# Verizon SCH-I535 Jelly Bean 'OFFICIAL' LEAK !



## Somator (Aug 7, 2011)

***MOD EDIT***


----------



## jucytec (Dec 29, 2011)

uhh what? is this another leak after mine?


----------



## Somator (Aug 7, 2011)

don't shoot the messenger


----------



## Dlongb13 (Jun 10, 2011)

Same build it looks like.


----------



## Somator (Aug 7, 2011)

can you link me to the other one ?


----------



## CAK_0023 (Aug 2, 2011)

jucytec said:


> uhh what? is this another leak after mine?


Thanks for the leak jucytec, it was indeed a game changer for all users vzw GS3 owners. Can't wait til all the devs, break this down and do what they do.

Btw in invis's op for Jellywiz over on xda is says thank you to jucytec for the leak.

Sent from my SCH-I535 using RootzWiki


----------



## invisiblek (Aug 19, 2011)

Where u see me with a thread?
I re-packed the leak and handed off the samsung-updates. Trust me everyone, you don't want to flash this....

Jucytec, thanks 

EDIT: you don't want to flash this tar because it isn't rootable with the current methods and re-locks the bootloader

Sent from my SCH-I535 using Tapatalk 2


----------



## jucytec (Dec 29, 2011)

got me all excited for no reason


----------



## BeansTown106 (Aug 20, 2011)

invisiblek said:


> Where u see me with a thread?
> I re-packed the leak and handed off the samsung-updates.
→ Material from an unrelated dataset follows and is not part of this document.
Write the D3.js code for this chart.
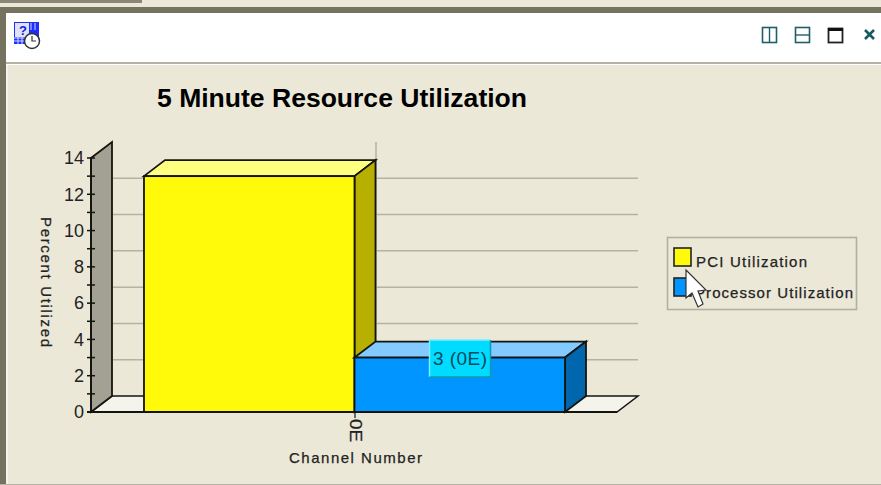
<!DOCTYPE html>
<html><head><meta charset="utf-8">
<script src="https://cdn.jsdelivr.net/npm/d3@7/dist/d3.min.js"></script>
<style>html,body{margin:0;padding:0;background:#ebe8d8;overflow:hidden}svg{display:block}text{font-family:"Liberation Sans",Arial,sans-serif;fill:#111}</style>
</head><body><svg id="c" width="881" height="485"></svg>
<script>
const titleText="5 Minute Resource Utilization";
const yLabel="Percent Utilized";
const xLabel="Channel Number";
const categories=["0E"];
const seriesNames=["PCI Utilization","Processor Utilization"];
const seriesValues=[13,3];
const seriesColors=[{front:"#fff90a",top:"#ffff80",side:"#b8b000"},{front:"#0095ff",top:"#82caff",side:"#0066ad"}];
const yTicks=[0,2,4,6,8,10,12,14];
const yMinor=[1,3,5,7,9,11,13];
const tooltip="3 (0E)";

const svg=d3.select("#c");
const W=881,H=485,ink="#14140e";
const rect=(x,y,w,h,f,extra={})=>{const r=svg.append("rect").attr("x",x).attr("y",y).attr("width",w).attr("height",h).attr("fill",f);
  for(const k in extra) r.attr(k,extra[k]);return r;};
const poly=(pts,f,s,sw=1.8)=>svg.append("polygon").attr("points",pts.map(p=>p.join(",")).join(" ")).attr("fill",f).attr("stroke",s||"none").attr("stroke-width",sw).attr("stroke-linejoin","miter");
const line=(x1,y1,x2,y2,s,sw=1)=>svg.append("line").attr("x1",x1).attr("y1",y1).attr("x2",x2).attr("y2",y2).attr("stroke",s).attr("stroke-width",sw);
const label=(sel)=>sel.style("fill","#222").attr("stroke","#222").attr("stroke-width",.25);

// window chrome
rect(0,0,W,H,"#ebe8d8");
rect(0,0,142,3,"#8a8778");
rect(0,7,W,6,"#75725f");
rect(0,7,6,H-7,"#75725f");
rect(6,13,W-6,49,"#ffffff");
rect(6,62,W-6,2,"#b5b2a3");
rect(6,64,W-6,1,"#ffffff");
rect(6,65,2,H-65,"#f6f4ea");
rect(0,484,W,1,"#b5b2a3");

// header icons
rect(14,22,25,22,"#1c2dff");
rect(15,23,14,14,"#dfe3f5");
[18,22,26,30,34].forEach(v=>line(v,36,v,44,"#d8dcff",1));
[38,41].forEach(v=>line(14,v,30,v,"#d8dcff",1));
[31,35].forEach(v=>line(v,23,v,30,"#d8dcff",1));
svg.append("text").attr("x",19).attr("y",35).attr("font-size",13).attr("font-weight","bold").style("fill","#1020e0").text("?");
svg.append("circle").attr("cx",32).attr("cy",41).attr("r",7.5).attr("fill","#fff").attr("stroke","#333").attr("stroke-width",1.5);
svg.append("path").attr("d","M32 36V41H36").attr("fill","none").attr("stroke","#333").attr("stroke-width",1.2);
const teal="#1f6068";
rect(762.5,27.5,14,15,"none",{stroke:teal,"stroke-width":1.6}); line(769.5,27,769.5,43,teal,1.4);
rect(795.5,27.5,14,15,"none",{stroke:teal,"stroke-width":1.6}); line(795,35,810,35,teal,1.4);
rect(828.5,28.5,14,14,"none",{stroke:"#222","stroke-width":1.8}); line(828,29.5,843,29.5,"#111",3);
svg.append("path").attr("d","M865 30L874 39M874 30L865 39").attr("stroke","#155a60").attr("stroke-width",2.6);

// scales and depth
const y=d3.scaleLinear().domain([0,14]).range([412,158]);
const x=d3.scaleBand().domain(seriesNames).range([144,565]).paddingInner(0);
const axisX=91,endX=617,dx=21,dy=-16;
const y0=y(0),yT=y(14);

// title
svg.append("text").attr("x",342).attr("y",107).attr("text-anchor","middle").attr("font-size",26).attr("font-weight","bold").attr("textLength",370).attr("lengthAdjust","spacingAndGlyphs").style("fill","#000").text(titleText);

// floor and wall
poly([[axisX,y0],[axisX+dx,y0+dy],[endX+dx,y0+dy],[endX,y0]],"#f4f3ec",ink,1.5);
poly([[axisX,y0],[axisX+dx,y0+dy],[axisX+dx,yT+dy],[axisX,yT]],"#a3a094",ink,1.8);

// gridlines on the back wall
yTicks.filter(v=>v>0).forEach(v=>{ if(v<14) line(axisX+dx+1,y(v)+dy,endX+dx,y(v)+dy,"#b5b2a3",1.5);});
line(376,yT+dy,376,y0+dy,"#b5b2a3",1.5);

// 3D bars
seriesNames.forEach((n,i)=>{
  const bx=x(n),bw=x.bandwidth(),by=y(seriesValues[i]),c=seriesColors[i];
  poly([[bx,by],[bx+dx,by+dy],[bx+bw+dx,by+dy],[bx+bw,by]],c.top,ink);
  poly([[bx+bw,by],[bx+bw+dx,by+dy],[bx+bw+dx,y0+dy],[bx+bw,y0]],c.side,ink);
  rect(bx,by,bw,y0-by,c.front,{stroke:ink,"stroke-width":1.8});
});
line(axisX-4,y0,endX,y0,ink,1.8);

// y axis
line(axisX,yT,axisX,y0,ink,1.8);
const yAxis=d3.axisLeft(y).tickValues(yTicks).tickSize(0).tickPadding(7);
const ag=svg.append("g").attr("transform",`translate(${axisX},0)`).call(yAxis);
ag.select(".domain").remove();
ag.selectAll("text").attr("font-size",18).style("fill","#222").style("font-family",'"Liberation Sans",Arial,sans-serif');
yTicks.concat(yMinor).forEach(v=>line(axisX-4,y(v),axisX+4,y(v),ink,1.5));

// x axis category
line(355,y0,355,y0+6,ink,1.2);
categories.forEach(c=>label(svg.append("text").attr("transform","translate(349.5,419) rotate(90)").attr("font-size",16).attr("textLength",23).attr("lengthAdjust","spacingAndGlyphs")).text(c));
label(svg.append("text").attr("x",289).attr("y",463).attr("font-size",15).attr("textLength",133)).text(xLabel);
label(svg.append("text").attr("transform","translate(41,217) rotate(90)").attr("font-size",15).attr("textLength",130)).text(yLabel);

// legend
rect(667.5,237.5,189,72,"none",{stroke:"#b3b0a2","stroke-width":1.6});
const legendWidths=[111,158];
seriesNames.forEach((n,i)=>{
  const ly=248+i*30;
  rect(674,ly,17,18,seriesColors[i].front,{stroke:"#222","stroke-width":1.6});
  label(svg.append("text").attr("x",i?695:696).attr("y",ly+19+(i?1:0)).attr("font-size",15).attr("textLength",legendWidths[i])).text(n);
});

// tooltip
rect(429.5,340,61,37,"#00dcff");
svg.append("path").attr("d","M429.5 377V340H490.5").attr("fill","none").attr("stroke","#7beeff").attr("stroke-width",1.5);
svg.append("path").attr("d","M429.5 377H490.5V340").attr("fill","none").attr("stroke","#1596ad").attr("stroke-width",1.5);
svg.append("text").attr("x",433).attr("y",365).attr("font-size",19).attr("textLength",54).style("fill","#064a5e").text(tooltip);

// mouse cursor
svg.append("path").attr("d","M686 270V298L692 293L698 307L703 304L698 291L706 290Z").attr("fill","#fff").attr("stroke","#333").attr("stroke-width",1.2);
</script></body></html>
Trust me everyone, you don't want to flash this....
> 
> Jucytec, thanks
> ...


agreed.. unless u dont want root and a bootloader lol.. right? this should be taken down and a leak repacked put up


----------



## BeansTown106 (Aug 20, 2011)

jucytec said:


> got me all excited for no reason


thanks for leak jucy no discrespect saying it was fake last night lol just saw it was currupt and in my experience currupt usually means fake lol


----------